--- Begin Data section ---

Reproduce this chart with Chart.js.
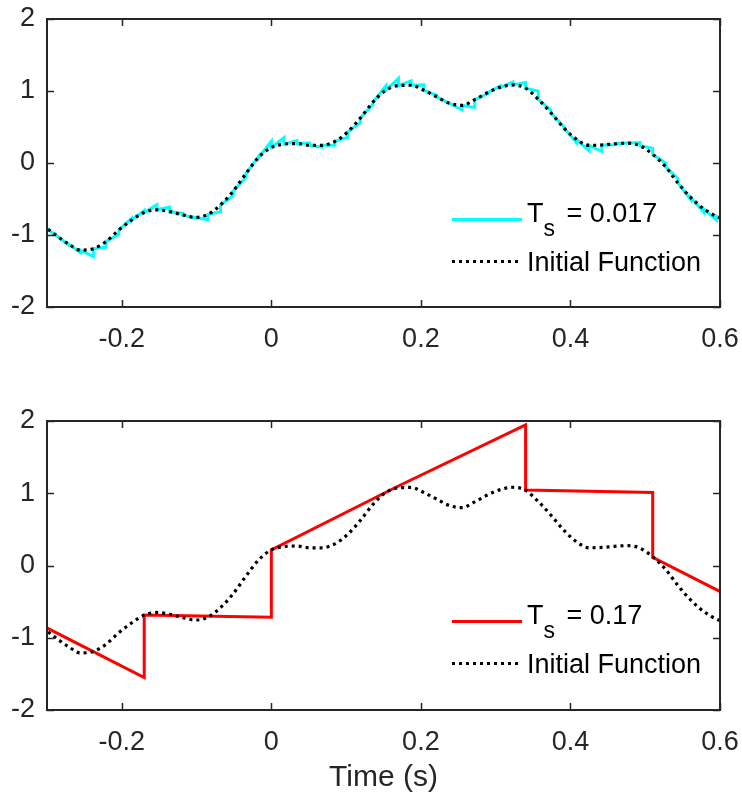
<!DOCTYPE html>
<html>
<head>
<meta charset="utf-8">
<script src="https://cdn.jsdelivr.net/npm/chart.js@4.4.1/dist/chart.umd.min.js"></script>
<style>
  html, body { margin: 0; padding: 0; background: #fff; }
  #page { position: relative; width: 742px; height: 798px; overflow: hidden;
          font-family: "Liberation Sans", Arial, Helvetica, sans-serif; color: #000; }
  canvas { position: absolute; left: 0; }
  .sw { position: absolute; left: 452px; height: 3px; }
  .sw.solid { width: 70px; }
  .sw.dots { width: 67px; background: repeating-linear-gradient(90deg, #000 0 3px, transparent 3px 7px); }
  .lg { position: absolute; left: 527px; font-size: 27px; line-height: 27px; white-space: nowrap; }
  .lg span { font-size: 23px; line-height: 0; position: relative; top: 14px; margin-right: 4px; }
</style>
</head>
<body>
<div id="page">
  <canvas id="chart-top" width="742" height="390" style="top:0"></canvas>
  <canvas id="chart-bottom" width="742" height="408" style="top:390px"></canvas>

  <!-- legends (MATLAB style, no box) -->
  <div class="sw solid" style="top:217.5px;background:#00ffff"></div>
  <div class="lg" style="top:200px">T<span>s</span> = 0.017</div>
  <div class="sw dots" style="top:259.5px"></div>
  <div class="lg" style="top:249px">Initial Function</div>

  <div class="sw solid" style="top:619.5px;background:#ff0000"></div>
  <div class="lg" style="top:602px">T<span>s</span> = 0.17</div>
  <div class="sw dots" style="top:661.5px"></div>
  <div class="lg" style="top:651px">Initial Function</div>
</div>

<script>
const FONT = "'Liberation Sans', Arial, Helvetica, sans-serif";
const AXIS_COLOR = "#262626";

const xTicks = [-0.2, 0, 0.2, 0.4, 0.6];
const yTicks = [-2, -1, 0, 1, 2];

// sample instants, Ts = 0.017
const holdT = [
  -0.306, -0.289, -0.272, -0.255, -0.238, -0.221, -0.204, -0.187, -0.170, -0.153,
  -0.136, -0.119, -0.102, -0.085, -0.068, -0.051, -0.034, -0.017, 0, 0.017,
  0.034, 0.051, 0.068, 0.085, 0.102, 0.119, 0.136, 0.153, 0.170, 0.187,
  0.204, 0.221, 0.238, 0.255, 0.272, 0.289, 0.306, 0.323, 0.340, 0.357,
  0.374, 0.391, 0.408, 0.425, 0.442, 0.459, 0.476, 0.493, 0.510, 0.527,
  0.544, 0.561, 0.578, 0.595, 0.612
];

// initial function read at the sample instants
const initV = [
  -0.86, -0.995, -1.12, -1.21, -1.19, -1.09, -0.93, -0.795, -0.687, -0.65,
  -0.675, -0.72, -0.755, -0.715, -0.583, -0.39, -0.148, 0.077, 0.215, 0.262,
  0.27, 0.245, 0.245, 0.30, 0.43, 0.624, 0.847, 1.01, 1.075, 1.08,
  1.01, 0.92, 0.83, 0.80, 0.88, 0.975, 1.05, 1.083, 1.04, 0.885,
  0.695, 0.49, 0.33, 0.245, 0.25, 0.265, 0.275, 0.24, 0.12, -0.05,
  -0.28, -0.48, -0.635, -0.74, -0.80
];

// Ts = 0.017 reconstruction: value at start / end of each hold segment
const cyanStart = initV.slice(0, -1);
const cyanEnd = [
  -1.00, -1.13, -1.245, -1.30, -1.17, -0.99, -0.77, -0.66, -0.579, -0.613,
  -0.70, -0.765, -0.79, -0.675, -0.451, -0.197, 0.094, 0.302, 0.353, 0.309,
  0.278, 0.22, 0.245, 0.355, 0.56, 0.818, 1.07, 1.173, 1.14, 1.085,
  0.94, 0.83, 0.74, 0.77, 0.96, 1.07, 1.125, 1.116, 0.997, 0.73,
  0.505, 0.285, 0.17, 0.16, 0.255, 0.28, 0.285, 0.205, 0.0, -0.22,
  -0.51, -0.68, -0.79, -0.86
];

// Ts = 0.17 reconstruction
const redHoldT = [-0.34, -0.17, 0, 0.17, 0.34, 0.51, 0.68];
const redStart = [-0.655, -0.685, 0.215, 1.10, 1.045, 0.113];
const redEnd = [-1.55, -0.715, 1.10, 1.945, 1.01, -0.78];

function holdPoints(times, starts, ends) {
  const pts = [];
  starts.forEach((v, i) => {
    pts.push({ x: times[i], y: v });
    pts.push({ x: times[i + 1], y: ends[i] });
  });
  return pts;
}

const initPoints = holdT.map((t, i) => ({ x: t, y: initV[i] }));

// box + inward tick marks on all four sides
const TICK = 7;
const matlabFrame = {
  id: "matlabFrame",
  afterDatasetsDraw(chart) {
    const { ctx, chartArea: a, scales } = chart;
    ctx.save();
    ctx.strokeStyle = AXIS_COLOR;
    ctx.lineWidth = 1.5;
    ctx.beginPath();
    for (const t of scales.x.ticks) {
      const px = Math.round(scales.x.getPixelForValue(t.value)) + 0.5;
      ctx.moveTo(px, a.bottom); ctx.lineTo(px, a.bottom - TICK);
      ctx.moveTo(px, a.top); ctx.lineTo(px, a.top + TICK);
    }
    for (const t of scales.y.ticks) {
      const py = Math.round(scales.y.getPixelForValue(t.value)) + 0.5;
      ctx.moveTo(a.left, py); ctx.lineTo(a.left + TICK, py);
      ctx.moveTo(a.right, py); ctx.lineTo(a.right - TICK, py);
    }
    ctx.stroke();
    ctx.lineWidth = 2;
    ctx.strokeRect(a.left, a.top, a.right - a.left, a.bottom - a.top);
    ctx.restore();
  },
};

function makeOptions(padTop, xHeight, title) {
  return {
    responsive: false,
    animation: false,
    devicePixelRatio: 1,
    events: [],
    layout: { padding: { top: padTop, right: 22, left: 0, bottom: 0 } },
    plugins: { legend: { display: false }, tooltip: { enabled: false } },
    scales: {
      x: {
        type: "linear",
        min: -0.3,
        max: 0.6,
        afterBuildTicks: (s) => { s.ticks = xTicks.map((value) => ({ value })); },
        afterFit: (s) => {
          s.height = xHeight;
          s.paddingLeft = 0;
          s.paddingRight = 0;
        },
        grid: { display: false, drawTicks: false },
        border: { display: false },
        ticks: {
          color: AXIS_COLOR,
          font: { family: FONT, size: 27 },
          padding: 16,
          maxRotation: 0,
          autoSkip: false,
          callback: (v) => String(v),
        },
        title: title
          ? { display: true, text: title, color: AXIS_COLOR,
              font: { family: FONT, size: 30 }, padding: { top: 0, bottom: 2 } }
          : { display: false },
      },
      y: {
        min: -2,
        max: 2,
        afterBuildTicks: (s) => { s.ticks = yTicks.map((value) => ({ value })); },
        afterFit: (s) => {
          s.width = 47;
          s.paddingTop = 0;
          s.paddingBottom = 0;
        },
        grid: { display: false, drawTicks: false },
        border: { display: false },
        ticks: {
          color: AXIS_COLOR,
          font: { family: FONT, size: 27 },
          padding: 12,
          callback: (v) => String(v),
        },
      },
    },
  };
}

const dotted = {
  label: "Initial Function",
  data: initPoints,
  borderColor: "#000000",
  borderWidth: 3.2,
  borderDash: [3, 4],
  borderCapStyle: "butt",
  cubicInterpolationMode: "monotone",
  pointRadius: 0,
  clip: 0,
  order: 1,
};

new Chart(document.getElementById("chart-top"), {
  type: "line",
  data: {
    datasets: [
      {
        label: "Ts = 0.017",
        data: holdPoints(holdT, cyanStart, cyanEnd),
        borderColor: "#00ffff",
        borderWidth: 3,
        tension: 0,
        pointRadius: 0,
        clip: 0,
        order: 2,
      },
      { ...dotted },
    ],
  },
  options: makeOptions(19, 83, null),
  plugins: [matlabFrame],
});

new Chart(document.getElementById("chart-bottom"), {
  type: "line",
  data: {
    datasets: [
      {
        label: "Ts = 0.17",
        data: holdPoints(redHoldT, redStart, redEnd),
        borderColor: "#ff0000",
        borderWidth: 3,
        tension: 0,
        pointRadius: 0,
        clip: 0,
        order: 2,
      },
      { ...dotted },
    ],
  },
  options: makeOptions(31, 88, "Time (s)"),
  plugins: [matlabFrame],
});
</script>
</body>
</html>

--- End Data section ---

Exercise »
Return exactly what appears from the opening line of the material through the line with "const yTicks = [-2, -1, 0, 1, 2];", apart from the pictures.

Solution for this problem »
Reproduce this chart with Chart.js.
<!DOCTYPE html>
<html>
<head>
<meta charset="utf-8">
<script src="https://cdn.jsdelivr.net/npm/chart.js@4.4.1/dist/chart.umd.min.js"></script>
<style>
  html, body { margin: 0; padding: 0; background: #fff; }
  #page { position: relative; width: 742px; height: 798px; overflow: hidden;
          font-family: "Liberation Sans", Arial, Helvetica, sans-serif; color: #000; }
  canvas { position: absolute; left: 0; }
  .sw { position: absolute; left: 452px; height: 3px; }
  .sw.solid { width: 70px; }
  .sw.dots { width: 67px; background: repeating-linear-gradient(90deg, #000 0 3px, transparent 3px 7px); }
  .lg { position: absolute; left: 527px; font-size: 27px; line-height: 27px; white-space: nowrap; }
  .lg span { font-size: 23px; line-height: 0; position: relative; top: 14px; margin-right: 4px; }
</style>
</head>
<body>
<div id="page">
  <canvas id="chart-top" width="742" height="390" style="top:0"></canvas>
  <canvas id="chart-bottom" width="742" height="408" style="top:390px"></canvas>

  <!-- legends (MATLAB style, no box) -->
  <div class="sw solid" style="top:217.5px;background:#00ffff"></div>
  <div class="lg" style="top:200px">T<span>s</span> = 0.017</div>
  <div class="sw dots" style="top:259.5px"></div>
  <div class="lg" style="top:249px">Initial Function</div>

  <div class="sw solid" style="top:619.5px;background:#ff0000"></div>
  <div class="lg" style="top:602px">T<span>s</span> = 0.17</div>
  <div class="sw dots" style="top:661.5px"></div>
  <div class="lg" style="top:651px">Initial Function</div>
</div>

<script>
const FONT = "'Liberation Sans', Arial, Helvetica, sans-serif";
const AXIS_COLOR = "#262626";

const xTicks = [-0.2, 0, 0.2, 0.4, 0.6];
const yTicks = [-2, -1, 0, 1, 2];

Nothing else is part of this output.